DIRECTION: Return only the lines between the line holding "Give me the Altair source for this chart." and the line holding "W, H = 485, 409", the two boundary lines included, exactly as they appear.

-- START OF RECORDS FOR THE EXERCISE --

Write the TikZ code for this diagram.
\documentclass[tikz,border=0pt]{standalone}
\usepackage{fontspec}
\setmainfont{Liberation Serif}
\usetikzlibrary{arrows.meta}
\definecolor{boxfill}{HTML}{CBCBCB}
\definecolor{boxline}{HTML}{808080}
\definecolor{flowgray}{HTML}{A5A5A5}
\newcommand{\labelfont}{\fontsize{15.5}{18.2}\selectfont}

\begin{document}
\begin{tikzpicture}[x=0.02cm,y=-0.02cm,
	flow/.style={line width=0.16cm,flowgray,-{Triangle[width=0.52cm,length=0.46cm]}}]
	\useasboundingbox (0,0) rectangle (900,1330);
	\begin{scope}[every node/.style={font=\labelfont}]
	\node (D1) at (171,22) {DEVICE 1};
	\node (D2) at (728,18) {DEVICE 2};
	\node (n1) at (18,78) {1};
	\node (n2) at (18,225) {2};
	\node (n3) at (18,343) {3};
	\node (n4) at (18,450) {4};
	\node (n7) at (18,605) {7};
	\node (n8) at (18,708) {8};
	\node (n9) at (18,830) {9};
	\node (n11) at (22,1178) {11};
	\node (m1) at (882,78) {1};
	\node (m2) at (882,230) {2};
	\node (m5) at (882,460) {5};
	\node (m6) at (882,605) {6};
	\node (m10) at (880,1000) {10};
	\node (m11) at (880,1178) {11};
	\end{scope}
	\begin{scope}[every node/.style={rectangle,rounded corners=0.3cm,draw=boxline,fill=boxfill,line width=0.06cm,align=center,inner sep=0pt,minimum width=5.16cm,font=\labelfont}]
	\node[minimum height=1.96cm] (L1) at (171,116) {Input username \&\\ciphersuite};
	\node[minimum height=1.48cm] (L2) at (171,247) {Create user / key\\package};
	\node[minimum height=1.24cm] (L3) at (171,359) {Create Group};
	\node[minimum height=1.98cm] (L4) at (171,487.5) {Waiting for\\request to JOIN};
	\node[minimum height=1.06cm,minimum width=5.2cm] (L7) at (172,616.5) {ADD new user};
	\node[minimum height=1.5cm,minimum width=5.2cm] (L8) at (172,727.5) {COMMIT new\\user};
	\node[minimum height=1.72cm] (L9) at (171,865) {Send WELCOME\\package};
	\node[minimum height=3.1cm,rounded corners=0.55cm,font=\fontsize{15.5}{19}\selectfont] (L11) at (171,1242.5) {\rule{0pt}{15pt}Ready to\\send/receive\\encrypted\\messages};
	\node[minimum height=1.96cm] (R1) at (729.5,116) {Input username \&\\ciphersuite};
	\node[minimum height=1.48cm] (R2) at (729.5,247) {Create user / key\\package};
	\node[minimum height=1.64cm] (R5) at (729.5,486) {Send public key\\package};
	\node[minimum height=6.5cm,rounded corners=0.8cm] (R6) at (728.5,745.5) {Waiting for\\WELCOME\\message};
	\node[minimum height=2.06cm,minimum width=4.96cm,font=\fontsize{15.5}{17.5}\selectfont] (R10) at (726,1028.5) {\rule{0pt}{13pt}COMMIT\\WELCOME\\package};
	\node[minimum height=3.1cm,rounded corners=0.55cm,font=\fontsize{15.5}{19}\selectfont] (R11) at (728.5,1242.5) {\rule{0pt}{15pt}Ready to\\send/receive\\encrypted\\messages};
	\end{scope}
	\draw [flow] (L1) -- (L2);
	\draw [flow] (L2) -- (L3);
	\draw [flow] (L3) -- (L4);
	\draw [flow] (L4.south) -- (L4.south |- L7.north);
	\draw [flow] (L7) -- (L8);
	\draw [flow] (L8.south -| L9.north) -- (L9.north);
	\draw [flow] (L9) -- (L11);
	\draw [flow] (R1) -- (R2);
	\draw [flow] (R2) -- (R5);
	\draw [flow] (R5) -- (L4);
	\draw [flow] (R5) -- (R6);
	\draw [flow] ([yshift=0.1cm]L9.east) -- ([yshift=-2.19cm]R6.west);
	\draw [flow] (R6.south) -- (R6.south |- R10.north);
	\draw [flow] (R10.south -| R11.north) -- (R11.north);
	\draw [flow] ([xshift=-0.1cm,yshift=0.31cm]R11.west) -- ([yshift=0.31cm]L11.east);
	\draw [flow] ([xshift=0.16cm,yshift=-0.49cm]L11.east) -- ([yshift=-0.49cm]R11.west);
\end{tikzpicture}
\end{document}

-- END OF RECORDS FOR THE EXERCISE --
-- START OF RECORDS FOR THE EXERCISE --

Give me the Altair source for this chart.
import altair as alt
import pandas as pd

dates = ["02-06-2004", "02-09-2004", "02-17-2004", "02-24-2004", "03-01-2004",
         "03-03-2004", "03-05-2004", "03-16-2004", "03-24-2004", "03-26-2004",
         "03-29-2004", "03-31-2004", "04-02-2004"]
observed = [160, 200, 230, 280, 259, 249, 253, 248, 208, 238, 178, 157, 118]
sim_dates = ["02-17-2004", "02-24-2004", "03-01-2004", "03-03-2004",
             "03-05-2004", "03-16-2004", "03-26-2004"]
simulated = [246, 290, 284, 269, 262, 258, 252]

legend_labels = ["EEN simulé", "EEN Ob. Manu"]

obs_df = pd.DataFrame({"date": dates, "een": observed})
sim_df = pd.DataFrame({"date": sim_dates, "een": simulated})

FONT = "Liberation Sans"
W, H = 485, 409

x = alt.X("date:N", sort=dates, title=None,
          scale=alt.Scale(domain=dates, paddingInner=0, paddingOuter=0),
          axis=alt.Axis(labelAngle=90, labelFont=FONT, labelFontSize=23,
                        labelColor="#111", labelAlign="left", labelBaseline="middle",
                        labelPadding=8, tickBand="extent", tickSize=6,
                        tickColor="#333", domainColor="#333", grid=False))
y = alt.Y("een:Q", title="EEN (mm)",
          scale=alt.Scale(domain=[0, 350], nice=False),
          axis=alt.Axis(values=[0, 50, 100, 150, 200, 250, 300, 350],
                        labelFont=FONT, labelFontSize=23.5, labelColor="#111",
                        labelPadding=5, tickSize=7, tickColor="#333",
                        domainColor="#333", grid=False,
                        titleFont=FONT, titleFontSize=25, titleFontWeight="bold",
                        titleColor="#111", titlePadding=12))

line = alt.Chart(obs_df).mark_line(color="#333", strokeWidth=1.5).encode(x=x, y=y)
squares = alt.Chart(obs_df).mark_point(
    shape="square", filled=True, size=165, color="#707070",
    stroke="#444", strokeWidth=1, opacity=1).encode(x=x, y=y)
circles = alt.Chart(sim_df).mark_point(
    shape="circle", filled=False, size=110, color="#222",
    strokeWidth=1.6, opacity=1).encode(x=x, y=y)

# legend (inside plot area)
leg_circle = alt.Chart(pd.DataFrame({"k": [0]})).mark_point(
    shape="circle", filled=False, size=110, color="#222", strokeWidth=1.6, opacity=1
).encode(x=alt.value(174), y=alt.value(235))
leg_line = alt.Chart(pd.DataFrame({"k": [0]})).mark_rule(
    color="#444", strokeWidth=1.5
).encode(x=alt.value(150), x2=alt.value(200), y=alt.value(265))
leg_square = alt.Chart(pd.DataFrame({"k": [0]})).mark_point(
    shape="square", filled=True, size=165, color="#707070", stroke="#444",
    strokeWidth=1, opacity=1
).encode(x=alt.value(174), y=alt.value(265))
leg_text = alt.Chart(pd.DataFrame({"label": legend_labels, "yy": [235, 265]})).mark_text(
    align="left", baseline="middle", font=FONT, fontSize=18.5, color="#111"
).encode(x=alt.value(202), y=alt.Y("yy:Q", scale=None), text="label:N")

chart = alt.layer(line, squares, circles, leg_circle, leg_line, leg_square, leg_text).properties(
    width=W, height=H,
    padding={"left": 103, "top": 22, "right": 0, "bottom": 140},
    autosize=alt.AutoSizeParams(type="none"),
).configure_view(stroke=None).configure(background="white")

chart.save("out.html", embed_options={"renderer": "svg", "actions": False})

-- END OF RECORDS FOR THE EXERCISE --
-- START OF RECORDS FOR THE EXERCISE --

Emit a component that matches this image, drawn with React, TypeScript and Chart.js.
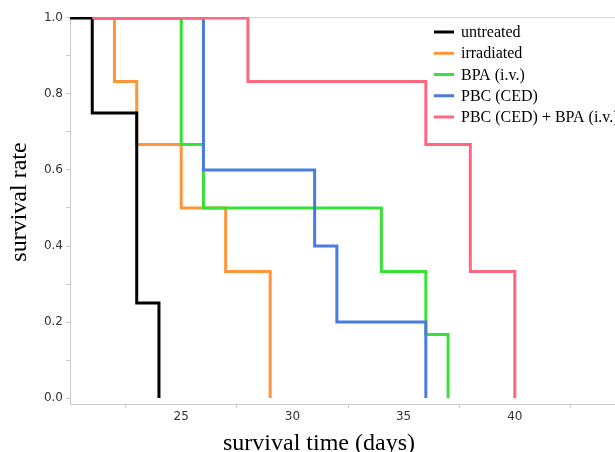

-- END OF RECORDS FOR THE EXERCISE --

REPLY:
Give me the Altair source for this chart.
import altair as alt
import pandas as pd

dates = ["02-06-2004", "02-09-2004", "02-17-2004", "02-24-2004", "03-01-2004",
         "03-03-2004", "03-05-2004", "03-16-2004", "03-24-2004", "03-26-2004",
         "03-29-2004", "03-31-2004", "04-02-2004"]
observed = [160, 200, 230, 280, 259, 249, 253, 248, 208, 238, 178, 157, 118]
sim_dates = ["02-17-2004", "02-24-2004", "03-01-2004", "03-03-2004",
             "03-05-2004", "03-16-2004", "03-26-2004"]
simulated = [246, 290, 284, 269, 262, 258, 252]

legend_labels = ["EEN simulé", "EEN Ob. Manu"]

obs_df = pd.DataFrame({"date": dates, "een": observed})
sim_df = pd.DataFrame({"date": sim_dates, "een": simulated})

FONT = "Liberation Sans"
W, H = 485, 409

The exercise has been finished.